<<<<
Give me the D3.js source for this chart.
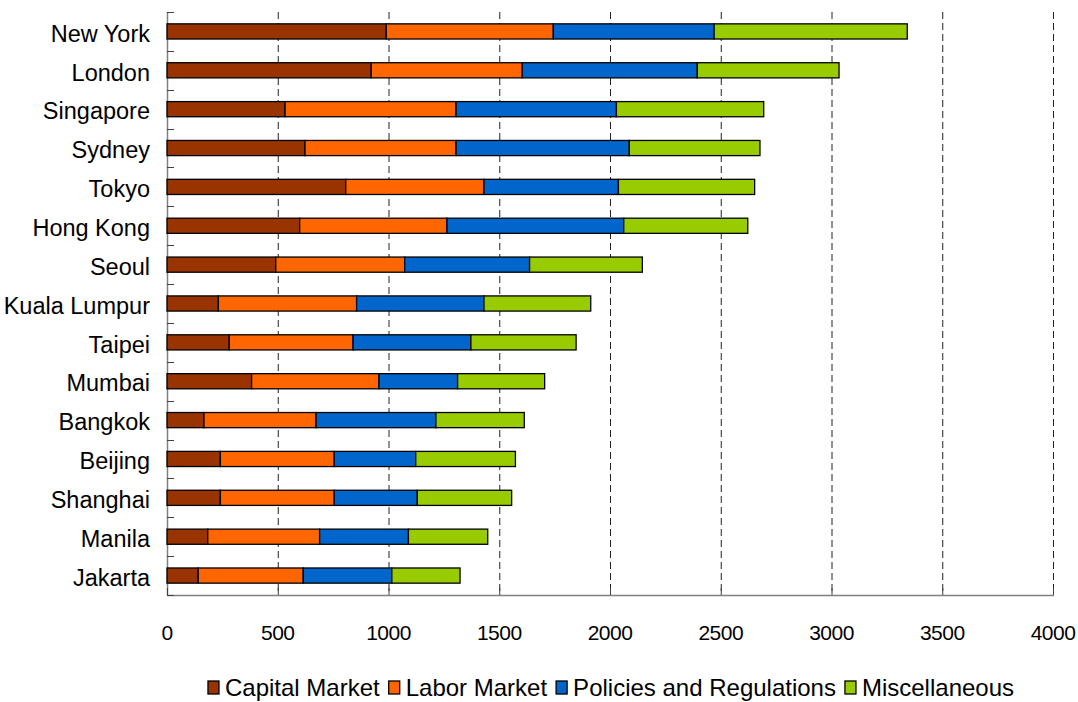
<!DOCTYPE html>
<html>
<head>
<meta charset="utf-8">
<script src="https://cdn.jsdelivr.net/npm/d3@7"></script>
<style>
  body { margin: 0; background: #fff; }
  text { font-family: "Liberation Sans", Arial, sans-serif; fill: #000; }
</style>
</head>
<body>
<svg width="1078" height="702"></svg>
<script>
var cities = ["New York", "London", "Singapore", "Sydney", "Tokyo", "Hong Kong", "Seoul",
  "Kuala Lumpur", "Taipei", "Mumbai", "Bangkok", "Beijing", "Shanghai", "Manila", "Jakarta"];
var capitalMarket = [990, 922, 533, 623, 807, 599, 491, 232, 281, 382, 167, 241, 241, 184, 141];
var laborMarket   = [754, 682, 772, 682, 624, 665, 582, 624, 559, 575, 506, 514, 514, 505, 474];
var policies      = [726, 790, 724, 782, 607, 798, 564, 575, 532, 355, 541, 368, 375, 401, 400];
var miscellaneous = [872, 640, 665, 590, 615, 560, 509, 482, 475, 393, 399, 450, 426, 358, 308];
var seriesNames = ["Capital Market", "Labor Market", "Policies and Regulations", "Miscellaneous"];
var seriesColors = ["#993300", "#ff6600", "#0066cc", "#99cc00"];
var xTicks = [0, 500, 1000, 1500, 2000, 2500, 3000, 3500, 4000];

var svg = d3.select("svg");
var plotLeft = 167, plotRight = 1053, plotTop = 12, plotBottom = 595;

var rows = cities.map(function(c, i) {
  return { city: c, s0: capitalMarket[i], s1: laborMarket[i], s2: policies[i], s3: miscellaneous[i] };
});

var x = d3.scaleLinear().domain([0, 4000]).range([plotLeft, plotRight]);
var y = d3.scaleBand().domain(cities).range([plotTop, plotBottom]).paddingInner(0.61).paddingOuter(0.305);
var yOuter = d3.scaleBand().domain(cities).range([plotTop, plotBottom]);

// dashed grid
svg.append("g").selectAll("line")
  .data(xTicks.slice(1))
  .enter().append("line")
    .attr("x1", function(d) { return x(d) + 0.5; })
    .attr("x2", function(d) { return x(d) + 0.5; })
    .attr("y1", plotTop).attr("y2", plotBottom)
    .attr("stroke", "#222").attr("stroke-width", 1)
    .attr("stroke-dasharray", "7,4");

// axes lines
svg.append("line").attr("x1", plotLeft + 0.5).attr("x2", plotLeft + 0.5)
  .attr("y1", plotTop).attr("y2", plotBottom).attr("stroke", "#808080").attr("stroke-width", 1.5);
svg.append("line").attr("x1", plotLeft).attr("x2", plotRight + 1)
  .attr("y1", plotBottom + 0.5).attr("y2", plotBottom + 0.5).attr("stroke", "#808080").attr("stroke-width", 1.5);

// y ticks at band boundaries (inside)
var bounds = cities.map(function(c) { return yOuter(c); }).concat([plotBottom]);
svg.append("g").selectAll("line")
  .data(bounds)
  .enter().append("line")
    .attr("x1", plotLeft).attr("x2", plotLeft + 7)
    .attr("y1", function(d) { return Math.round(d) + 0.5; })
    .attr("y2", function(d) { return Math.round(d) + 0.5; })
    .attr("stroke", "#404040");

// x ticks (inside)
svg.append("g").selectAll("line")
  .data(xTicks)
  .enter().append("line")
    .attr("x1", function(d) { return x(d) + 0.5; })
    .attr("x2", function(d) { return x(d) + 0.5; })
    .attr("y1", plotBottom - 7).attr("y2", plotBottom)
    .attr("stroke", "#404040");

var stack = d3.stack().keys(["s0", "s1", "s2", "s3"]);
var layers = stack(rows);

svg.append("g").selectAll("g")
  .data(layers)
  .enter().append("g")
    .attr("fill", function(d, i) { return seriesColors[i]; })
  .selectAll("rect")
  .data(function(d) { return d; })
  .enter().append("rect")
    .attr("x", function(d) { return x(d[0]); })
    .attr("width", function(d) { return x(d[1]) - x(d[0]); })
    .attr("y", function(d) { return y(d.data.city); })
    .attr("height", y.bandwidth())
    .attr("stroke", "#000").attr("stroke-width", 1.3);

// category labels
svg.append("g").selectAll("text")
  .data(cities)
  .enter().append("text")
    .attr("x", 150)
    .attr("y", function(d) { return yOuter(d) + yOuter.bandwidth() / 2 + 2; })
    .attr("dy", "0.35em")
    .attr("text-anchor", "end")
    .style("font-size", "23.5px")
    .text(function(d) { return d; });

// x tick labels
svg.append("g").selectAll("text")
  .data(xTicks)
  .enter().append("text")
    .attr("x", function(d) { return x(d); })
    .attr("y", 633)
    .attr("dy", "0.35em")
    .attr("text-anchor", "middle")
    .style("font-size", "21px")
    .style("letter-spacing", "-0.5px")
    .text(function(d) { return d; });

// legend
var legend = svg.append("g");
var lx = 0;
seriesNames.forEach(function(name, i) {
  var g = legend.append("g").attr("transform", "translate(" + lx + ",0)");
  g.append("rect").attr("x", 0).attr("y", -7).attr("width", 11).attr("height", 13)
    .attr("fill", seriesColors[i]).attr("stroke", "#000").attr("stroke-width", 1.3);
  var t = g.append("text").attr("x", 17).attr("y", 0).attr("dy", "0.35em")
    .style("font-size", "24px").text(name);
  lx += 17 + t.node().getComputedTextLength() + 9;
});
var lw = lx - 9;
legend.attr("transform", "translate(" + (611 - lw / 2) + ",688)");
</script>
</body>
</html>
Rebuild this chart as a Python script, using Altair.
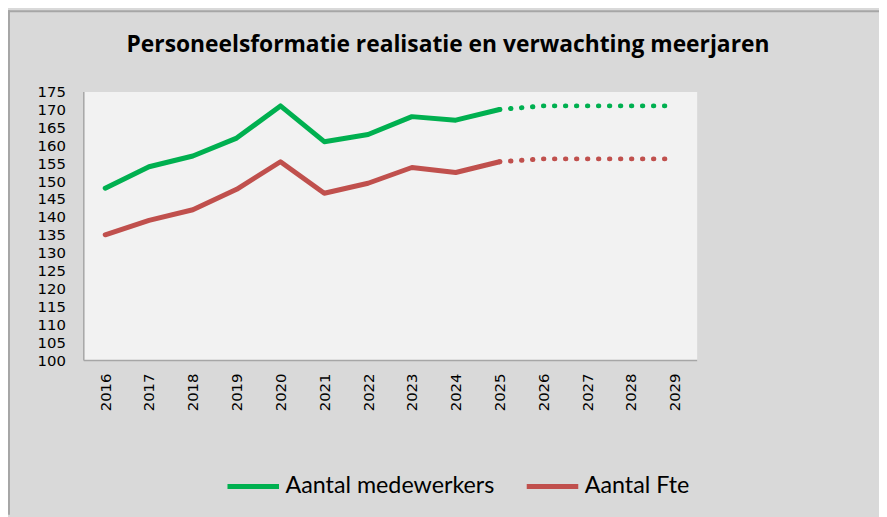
>>>>
■ EXERCISE DETAILS
Print out the lines exactly, skipping any picture.

■ WRITTEN RESPONSE
Give me the D3.js source for this chart.
<!DOCTYPE html>
<html>
<head>
<meta charset="utf-8">
<script src="https://cdn.jsdelivr.net/npm/d3@7"></script>
<style>
  body { margin: 0; background: #fff; }
  text { font-family: "Liberation Sans", Arial, sans-serif; fill: #000; }
</style>
</head>
<body>
<svg width="1078" height="702"></svg>
<script>
var cities = ["New York", "London", "Singapore", "Sydney", "Tokyo", "Hong Kong", "Seoul",
  "Kuala Lumpur", "Taipei", "Mumbai", "Bangkok", "Beijing", "Shanghai", "Manila", "Jakarta"];
var capitalMarket = [990, 922, 533, 623, 807, 599, 491, 232, 281, 382, 167, 241, 241, 184, 141];
var laborMarket   = [754, 682, 772, 682, 624, 665, 582, 624, 559, 575, 506, 514, 514, 505, 474];
var policies      = [726, 790, 724, 782, 607, 798, 564, 575, 532, 355, 541, 368, 375, 401, 400];
var miscellaneous = [872, 640, 665, 590, 615, 560, 509, 482, 475, 393, 399, 450, 426, 358, 308];
var seriesNames = ["Capital Market", "Labor Market", "Policies and Regulations", "Miscellaneous"];
var seriesColors = ["#993300", "#ff6600", "#0066cc", "#99cc00"];
var xTicks = [0, 500, 1000, 1500, 2000, 2500, 3000, 3500, 4000];

var svg = d3.select("svg");
var plotLeft = 167, plotRight = 1053, plotTop = 12, plotBottom = 595;

var rows = cities.map(function(c, i) {
  return { city: c, s0: capitalMarket[i], s1: laborMarket[i], s2: policies[i], s3: miscellaneous[i] };
});

var x = d3.scaleLinear().domain([0, 4000]).range([plotLeft, plotRight]);
var y = d3.scaleBand().domain(cities).range([plotTop, plotBottom]).paddingInner(0.61).paddingOuter(0.305);
var yOuter = d3.scaleBand().domain(cities).range([plotTop, plotBottom]);

// dashed grid
svg.append("g").selectAll("line")
  .data(xTicks.slice(1))
  .enter().append("line")
    .attr("x1", function(d) { return x(d) + 0.5; })
    .attr("x2", function(d) { return x(d) + 0.5; })
    .attr("y1", plotTop).attr("y2", plotBottom)
    .attr("stroke", "#222").attr("stroke-width", 1)
    .attr("stroke-dasharray", "7,4");

// axes lines
svg.append("line").attr("x1", plotLeft + 0.5).attr("x2", plotLeft + 0.5)
  .attr("y1", plotTop).attr("y2", plotBottom).attr("stroke", "#808080").attr("stroke-width", 1.5);
svg.append("line").attr("x1", plotLeft).attr("x2", plotRight + 1)
  .attr("y1", plotBottom + 0.5).attr("y2", plotBottom + 0.5).attr("stroke", "#808080").attr("stroke-width", 1.5);

// y ticks at band boundaries (inside)
var bounds = cities.map(function(c) { return yOuter(c); }).concat([plotBottom]);
svg.append("g").selectAll("line")
  .data(bounds)
  .enter().append("line")
    .attr("x1", plotLeft).attr("x2", plotLeft + 7)
    .attr("y1", function(d) { return Math.round(d) + 0.5; })
    .attr("y2", function(d) { return Math.round(d) + 0.5; })
    .attr("stroke", "#404040");

// x ticks (inside)
svg.append("g").selectAll("line")
  .data(xTicks)
  .enter().append("line")
    .attr("x1", function(d) { return x(d) + 0.5; })
    .attr("x2", function(d) { return x(d) + 0.5; })
    .attr("y1", plotBottom - 7).attr("y2", plotBottom)
    .attr("stroke", "#404040");

var stack = d3.stack().keys(["s0", "s1", "s2", "s3"]);
var layers = stack(rows);

svg.append("g").selectAll("g")
  .data(layers)
  .enter().append("g")
    .attr("fill", function(d, i) { return seriesColors[i]; })
  .selectAll("rect")
  .data(function(d) { return d; })
  .enter().append("rect")
    .attr("x", function(d) { return x(d[0]); })
    .attr("width", function(d) { return x(d[1]) - x(d[0]); })
    .attr("y", function(d) { return y(d.data.city); })
    .attr("height", y.bandwidth())
    .attr("stroke", "#000").attr("stroke-width", 1.3);

// category labels
svg.append("g").selectAll("text")
  .data(cities)
  .enter().append("text")
    .attr("x", 150)
    .attr("y", function(d) { return yOuter(d) + yOuter.bandwidth() / 2 + 2; })
    .attr("dy", "0.35em")
    .attr("text-anchor", "end")
    .style("font-size", "23.5px")
    .text(function(d) { return d; });

// x tick labels
svg.append("g").selectAll("text")
  .data(xTicks)
  .enter().append("text")
    .attr("x", function(d) { return x(d); })
    .attr("y", 633)
    .attr("dy", "0.35em")
    .attr("text-anchor", "middle")
    .style("font-size", "21px")
    .style("letter-spacing", "-0.5px")
    .text(function(d) { return d; });

// legend
var legend = svg.append("g");
var lx = 0;
seriesNames.forEach(function(name, i) {
  var g = legend.append("g").attr("transform", "translate(" + lx + ",0)");
  g.append("rect").attr("x", 0).attr("y", -7).attr("width", 11).attr("height", 13)
    .attr("fill", seriesColors[i]).attr("stroke", "#000").attr("stroke-width", 1.3);
  var t = g.append("text").attr("x", 17).attr("y", 0).attr("dy", "0.35em")
    .style("font-size", "24px").text(name);
  lx += 17 + t.node().getComputedTextLength() + 9;
});
var lw = lx - 9;
legend.attr("transform", "translate(" + (611 - lw / 2) + ",688)");
</script>
</body>
</html>
Rebuild this chart as a Python script, using Altair.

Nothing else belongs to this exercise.